2.Boot Sequence: Each Pi should boot over the network and mount the shared NFS file system.
3.Verify MPI Configuration:
Check that each node can be reached via SSH.
Create a hosts file listing all nodes in the cluster:
master
node1
node2
Test the MPI setup with:
mpiexec -f hosts -n <number_of_processes> hostname
This command should return the hostnames of each Pi node, confirming the cluster is operational.
Advanced Tips
Efficient Resource Allocation in MPI Jobs:
● Fine-Tune MPI Settings: MPI libraries like OpenMPI allow fine-grained control over process mapping and resource allocation, such as adjusting the number of threads per core.
● Distribute Jobs Based on Node Capabilities: If some Pis have more RAM or processing power, assign resource-heavy tasks to those nodes.
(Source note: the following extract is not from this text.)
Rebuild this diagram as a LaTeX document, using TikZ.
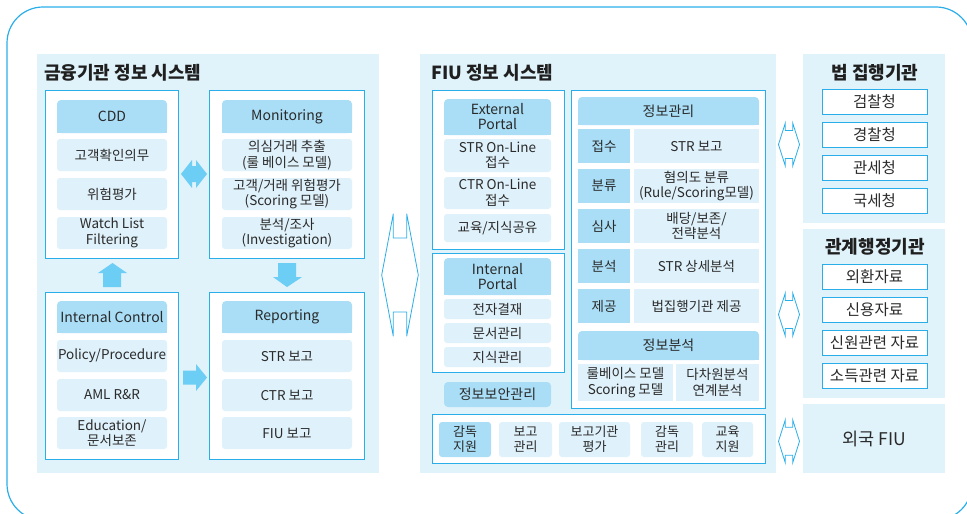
\documentclass[tikz,border=0pt]{standalone}
\usepackage{fontspec}
\setmainfont{Noto Sans CJK KR}
\usetikzlibrary{calc}
\definecolor{panelbg}{HTML}{E0F2FA}
\definecolor{hdrc}{HTML}{A9DEF6}
\definecolor{itemc}{HTML}{DFF1FA}
\definecolor{bordc}{HTML}{2AAEEA}
\definecolor{arrc}{HTML}{6CCDF5}
\definecolor{txtc}{HTML}{2A2A2A}
\newcommand{\fntI}{\fontsize{13.5}{15.5}\selectfont}
\newcommand{\fntS}{\fontsize{13}{15}\selectfont}
\newcommand{\fntH}{\fontsize{14}{15}\selectfont}
\newcommand{\fntR}{\fontsize{15.5}{17}\selectfont}
\newcommand{\fntT}{\fontsize{18}{20}\selectfont}
\newcommand{\bx}[7]{\node[#2, minimum width={(#5-#3)*1pt}, minimum height={(#6-#4)*1pt}] (#1) at ({(#3+#5)/2},{(#4+#6)/2}) {#7};}
\newcommand{\sqb}[1]{\fill[hdrc] (#1.south west) rectangle ([yshift=5pt]#1.south east);}
% hexagonal outline double arrow: cx, cy, half width, inner half width, half height, notch depth
\newcommand{\hexar}[6]{\draw[bordc, line width=0.8pt, line join=miter]
  ({#1-#4},{#2-#5}) -- ({#1-#4},{#2-#5+#6}) -- ({#1+#4},{#2-#5+#6}) -- ({#1+#4},{#2-#5})
  -- ({#1+#3},{#2}) -- ({#1+#4},{#2+#5}) -- ({#1+#4},{#2+#5-#6}) -- ({#1-#4},{#2+#5-#6})
  -- ({#1-#4},{#2+#5}) -- ({#1-#3},{#2}) -- cycle;}
\tikzset{
  base/.style={inner sep=0pt, outer sep=0pt, align=center, text=txtc, font=\fntI},
  item/.style={base, fill=itemc, rounded corners=3pt},
  hdr/.style={base, fill=hdrc, rounded corners=4pt, font=\fntH},
  cell/.style={base, fill=itemc},
  lcell/.style={base, fill=hdrc},
  wbox/.style={draw=bordc, line width=0.9pt, fill=white, inner sep=0pt, outer sep=0pt},
  rbox/.style={wbox, base, font=\fntR},
  panel/.style={fill=panelbg, inner sep=0pt, outer sep=0pt},
  ttl/.style={inner sep=0pt, text=black!88, font=\fntT\bfseries},
  fat/.style={fill=arrc, draw=none}
}
\begin{document}
\begin{tikzpicture}[x=1pt, y=-1pt]
\clip (0,0) rectangle (967,514);
\fill[white] (0,0) rectangle (967,514);
% outer frame
\draw[bordc, line width=1.2pt, rounded corners=36pt] (7,7) rectangle (972,520);

% ===== left panel =====
\bx{lpanel}{panel}{37}{54}{379}{473}{}
\node[ttl, anchor=west] (ltitle) at (44,73) {금융기관 정보 시스템};
\bx{ltb}{wbox}{45}{90}{178}{258}{}
\bx{rtb}{wbox}{209}{90}{364}{258}{}
\bx{lbb}{wbox}{45}{292}{178}{459}{}
\bx{rbb}{wbox}{209}{292}{364}{459}{}

\bx{cdd}{hdr}{57}{100}{167}{133}{CDD}\sqb{cdd}
\bx{c1}{item}{57}{139}{167}{171}{고객확인의무}
\bx{c2}{item}{57}{178}{167}{210}{위험평가}
\bx{c3}{item}{57}{217}{167}{249}{Watch List\\Filtering}

\bx{mon}{hdr}{222}{100}{352}{133}{Monitoring}\sqb{mon}
\bx{m1}{item}{222}{139}{352}{171}{의심거래 추출\\(룰 베이스 모델)}
\bx{m2}{item}{222}{178}{352}{210}{고객/거래 위험평가\\(Scoring 모델)}
\bx{m3}{item}{222}{217}{352}{249}{분석/조사\\(Investigation)}

\bx{ic}{hdr}{57}{301}{167}{333}{Internal Control}\sqb{ic}
\bx{i1}{item}{57}{340}{167}{372}{Policy/Procedure}
\bx{i2}{item}{57}{379}{167}{411}{AML R\&R}
\bx{i3}{item}{57}{417}{167}{449}{Education/\\문서보존}

\bx{rep}{hdr}{222}{301}{352}{333}{Reporting}\sqb{rep}
\bx{r1}{item}{222}{340}{352}{372}{STR 보고}
\bx{r2}{item}{222}{379}{352}{411}{CTR 보고}
\bx{r3}{item}{222}{417}{352}{449}{FIU 보고}

% fat arrows
\fill[fat] (181,174) -- (192,160) -- (192,166) -- (196,166) -- (196,160) -- (207,174)
  -- (196,188) -- (196,182) -- (192,182) -- (192,188) -- cycle;
\fill[fat] (112.5,263) -- (127,273) -- (121,273) -- (121,287) -- (103,287) -- (103,273) -- (98,273) -- cycle;
\fill[fat] (287,287) -- (302,277) -- (296,277) -- (296,263) -- (278,263) -- (278,277) -- (273,277) -- cycle;
\fill[fat] (207,377.5) -- (196,364) -- (196,370.5) -- (183,370.5) -- (183,384.5) -- (196,384.5) -- (196,391) -- cycle;

% ===== middle panel =====
\bx{mpanel}{panel}{420}{54}{776}{473}{}
\node[ttl, anchor=west] (mtitle) at (431,73) {FIU 정보 시스템};
\bx{ext}{wbox}{432}{90}{564}{249}{}
\bx{int}{wbox}{432}{253}{564}{372}{}
\bx{big}{wbox}{571}{90}{765}{408}{}
\bx{bot}{wbox}{432}{414}{765}{463}{}

\bx{exh}{hdr}{444}{99}{551}{135}{External\\Portal}\sqb{exh}
\bx{e1}{item}{444}{139}{551}{172}{STR On-Line\\접수}
\bx{e2}{item}{444}{177}{551}{209}{CTR On-Line\\접수}
\bx{e3}{item}{444}{214}{551}{242}{교육/지식공유}

\bx{inh}{hdr}{444}{258}{551}{295}{Internal\\Portal}\sqb{inh}
\bx{n1}{item}{444}{299}{551}{319}{전자결재}
\bx{n2}{item}{444}{323}{551}{343}{문서관리}
\bx{n3}{item}{444}{347}{551}{367}{지식관리}
\bx{sec}{hdr}{444}{382}{551}{407}{정보보안관리}

\bx{jh}{hdr}{578}{97}{759}{125}{정보관리}\sqb{jh}
\bx{l1}{lcell}{578}{129}{630}{163}{접수}
\bx{v1}{cell}{634}{129}{759}{163}{STR 보고}
\bx{l2}{lcell}{578}{169}{630}{203}{분류}
\bx{v2}{cell}{634}{169}{759}{203}{혐의도 분류\\(Rule/Scoring모델)}
\bx{l3}{lcell}{578}{209}{630}{243}{심사}
\bx{v3}{cell}{634}{209}{759}{243}{배당/보존/\\전략분석}
\bx{l4}{lcell}{578}{249}{630}{283}{분석}
\bx{v4}{cell}{634}{249}{759}{283}{STR 상세분석}
\bx{l5}{lcell}{578}{289}{630}{323}{제공}
\bx{v5}{cell}{634}{289}{759}{323}{법집행기관 제공}
\bx{ah}{hdr}{578}{331}{759}{360}{정보분석}\sqb{ah}
\bx{a1}{cell}{578}{364}{673}{401}{룰베이스 모델\\Scoring 모델}
\bx{a2}{cell}{676}{364}{759}{401}{다차원분석\\연계분석}

\bx{b1}{item, fill=hdrc, font=\fntS}{439}{422}{491}{457}{감독\\지원}
\bx{b2}{item, font=\fntS}{499}{422}{552}{457}{보고\\관리}
\bx{b3}{item, font=\fntS}{559}{422}{630}{457}{보고기관\\평가}
\bx{b4}{item, font=\fntS}{641}{422}{693}{457}{감독\\관리}
\bx{b5}{item, font=\fntS}{702}{422}{753}{457}{교육\\지원}

% ===== right panels =====
\bx{law}{panel}{803}{54}{945}{223}{}
\node[ttl] (lawt) at (875,73) {법 집행기관};
\bx{k1}{rbox}{822}{89}{927}{114}{검찰청}
\bx{k2}{rbox}{822}{122}{927}{147}{경찰청}
\bx{k3}{rbox}{822}{155}{927}{180}{관세청}
\bx{k4}{rbox}{822}{188}{927}{213}{국세청}

\bx{rel}{panel}{803}{229}{945}{398}{}
\node[ttl] (relt) at (875,247) {관계행정기관};
\bx{g1}{rbox}{822}{264}{927}{289}{외환자료}
\bx{g2}{rbox}{822}{297}{927}{322}{신용자료}
\bx{g3}{rbox}{822}{330}{927}{355}{신원관련 자료}
\bx{g4}{rbox}{822}{363}{927}{388}{소득관련 자료}

\bx{frn}{panel, base, font=\fontsize{17.5}{19}\selectfont}{803}{404}{945}{473}{외국 FIU}

% outline double arrows
\hexar{400}{275}{18.3}{6.7}{61.3}{24.3}
\hexar{789}{144.5}{10.5}{3.7}{21.5}{7.5}
\hexar{789}{314.5}{10.5}{3.7}{21.5}{7.5}
\hexar{789}{441.3}{10.5}{3.7}{21.5}{7.5}
\end{tikzpicture}
\end{document}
You can specify these configurations in your MPI job files.
Cluster-Wide Cooling:
●Rack-Mount Cluster Case with Cooling Fans: For clusters with more than 10 nodes, a rack-mount case with dedicated fans or ventilation will help dissipate heat effectively, especially when Pis are stacked close together.
● Monitor Temperature with Scripts: Use scripts to monitor temperatures on each node. You can create a script that checks CPU temperature and controls the fan’s speed accordingly.
# Sample Script for Monitoring Temperature
for node in {node1,node2,node3}; do
ssh $node "vcgencmd measure_temp"
done
Summary
Building a Raspberry Pi cluster offers a unique blend of affordability, scalability, and hands-on learning opportunities. Whether you're exploring cloud-native technologies, diving into distributed computing, or simply experimenting with creative IoT and data processing projects, a Raspberry Pi cluster is a powerful platform to start with. While there are challenges in setup and performance optimization, the experience gained is invaluable for developers, students, and hobbyists alike. By leveraging the flexibility and versatility of Raspberry Pi clusters, you can bring your innovative ideas to life, from small-scale prototypes to impactful edge computing solutions.